You only need one to stick. Apple's entire business would be under assault.
"But that would be anti-competitive!" you say. Yes, of course. That's exactly the point. Patents by their definition are anti-competition on the premise that they're pro-innovation. In current practice they are anti-innovation.
*1 - One of the primary weaknesses of many social news sites is the influence that special interest groups hold: A small group "voting" in concert is always louder than a larger group distributing their votes (see the last Canadian election for an example of that). On Hacker News -- a once great but now decrepit wasteland gathering point -- virtually every post by John Gruber, no matter how unnuanced, uninsightful, and predictable, makes it to the front page. It only needs to speak to that small minority who will predictably and in a concerted fashion vote it up. Any competitor (HN is long past gone. We live in a upside-down world where specialized subreddits on Reddit are insightful and interesting, while HN is populated with superficial talking points, movie references, and pun threads) would be a better site for individuals if they allowed a logged in user to flag stories for noninclusion in any personal vote counts. That if they see yet another empty Gruber post on the front page they could flag it and anyone who voted it up would be removed from any future counts and rankings as presented to them, either on comments or posts. I wouldn't want or expect influence to go beyond that (or it would be gamed), but the site would be a better site if that subsection of noisemakers could be silenced for me. I love to hear counterpoints and argue differing opinions, but the partisan zeal of some has reached the level where it never contributes anything meaningful to the conversation.

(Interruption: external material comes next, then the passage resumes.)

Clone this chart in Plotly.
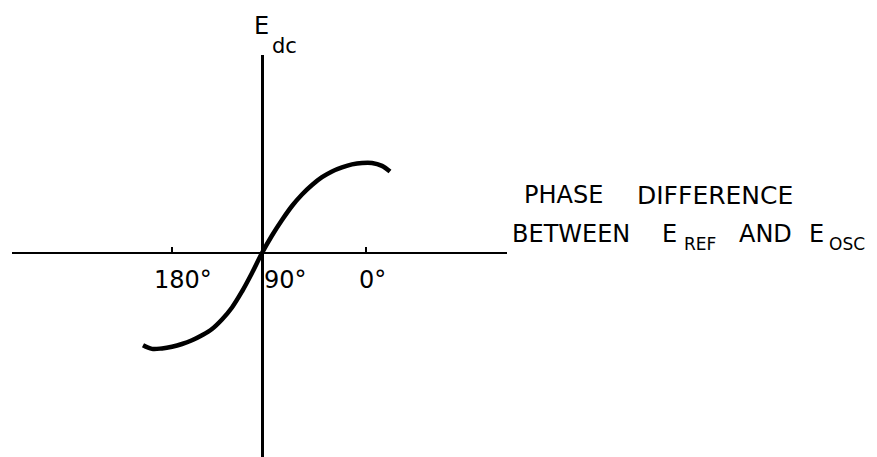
import plotly.graph_objects as go

# Curve (x: phase position, origin = 90°; y: E_dc)
curve_x = [-119, -110, -100, -90, -80, -70, -60, -50, -40, -30, -20, -10, 0,
           10, 20, 30, 40, 50, 60, 70, 80, 90, 100, 110, 120, 128]
curve_y = [-92.3, -95.9, -95.4, -93.7, -91, -87.2, -82.2, -76, -66.5, -54.5, -38.5, -20, 0,
           17.5, 33, 47, 58.5, 68, 75.8, 81.6, 85.6, 88.6, 90.1, 90.1, 87.1, 81.5]

tick_pos = [-90, 0, 104]
tick_text = ["180°", "90°", "0°"]

OFF = 8                      # page body margin
W, H = 877 - OFF, 457 - OFF  # figure size
# plot area edges in page pixels
PL, PR, PT, PB = 12, 507, 55, 457
OX, OY = 262, 253            # origin in page pixels
ML, MR, MT, MB = PL - OFF, W - (PR - OFF), PT - OFF, 0
PW, PH = PR - PL, PB - PT

def px(xp):
    return (xp - PL) / PW

def py(yp):
    return (PB - yp) / PH

FONT = "DejaVu Sans"

fig = go.Figure()
fig.add_trace(go.Scatter(x=curve_x, y=curve_y, mode="lines",
                         line=dict(color="black", width=4.5, shape="spline", smoothing=1.0),
                         hoverinfo="skip", showlegend=False))

shapes = []
for tp, tt in zip(tick_pos, tick_text):
    if tt != "90°":
        shapes.append(dict(type="line", xref="x", yref="y", x0=tp, x1=tp, y0=0, y1=6,
                           line=dict(color="black", width=2)))
fig.update_layout(shapes=shapes)

ann = []
def text(s, xl, yc, size):
    ann.append(dict(text=s, xref="paper", yref="paper", x=px(xl), y=py(yc),
                    xanchor="left", yanchor="middle", showarrow=False,
                    font=dict(family=FONT, size=size, color="black"), borderpad=0))

label_left = {"180°": 153, "90°": 263, "0°": 358}
for tt in tick_text:
    text(tt, label_left[tt], 280, 24)

text("E", 253, 26, 24)
text("dc", 271, 46, 21)

text("PHASE", 523, 195, 24)
text("DIFFERENCE", 636, 195, 25)
text("BETWEEN", 511, 234, 24)
text("E", 661, 234, 24)
text("REF", 683, 244, 17)
text("AND", 738, 234, 24)
text("E", 808, 234, 24)
text("OSC", 828, 244, 17)

fig.update_layout(
    annotations=ann,
    width=W, height=H,
    margin=dict(l=ML, r=MR, t=MT, b=MB),
    paper_bgcolor="white", plot_bgcolor="white",
    xaxis=dict(range=[PL - OX, PR - OX], showgrid=False, showticklabels=False, ticks="",
               zeroline=True, zerolinecolor="black", zerolinewidth=3, showline=False, fixedrange=True),
    yaxis=dict(range=[OY - PB, OY - PT], showgrid=False, showticklabels=False, ticks="",
               zeroline=True, zerolinecolor="black", zerolinewidth=2, showline=False, fixedrange=True),
    showlegend=False,
)

fig.write_html("out.html", config={"displayModeBar": False})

*2 - I have never understood Microsoft's antagonism towards Android, or their seeming complicity in the rise of Apple: Is this just some sort of wound they stew over, angry at how outclassed they were online? Windows Mobile licenses have never represented more than a drop in the bucket for Microsoft (the product has never come close to returning income), and their loss to the "free" (only not actually free) Android OS is financially irrelevant.
If Android didn't exist, iOS would completely dominate the mobile sphere right now. That homogeny would guarantee that Windows Mobile (WP7) wouldn't have a chance in hell. Worse, it would put Apple in a very powerful position of controlling the mobile space, and with that influencing and changing the ecosystem around it (which is exactly the reason why Google created and puts such overwhelming emphasis on Android. If every TV in the world were made by one maker, and that maker controlled the content as well, you would see the networks create their own sets for the same reason).
Microsoft has the ability to monetize Android in ways they can't on any other platform. From office hooks to Windows administration to deep integration to corporate Exchange packs, they can embrace and expand the system to compliment their existing business, strengthening it. Instead they provide enough ammunition to strengthen Apple, which really is destroying the future of Microsoft's core business. Enjoy those record quarterlies, because they're the result of inertia that isn't going to hold for much longer, while Apple moves to a position of being able to dictate and drive infrastructure.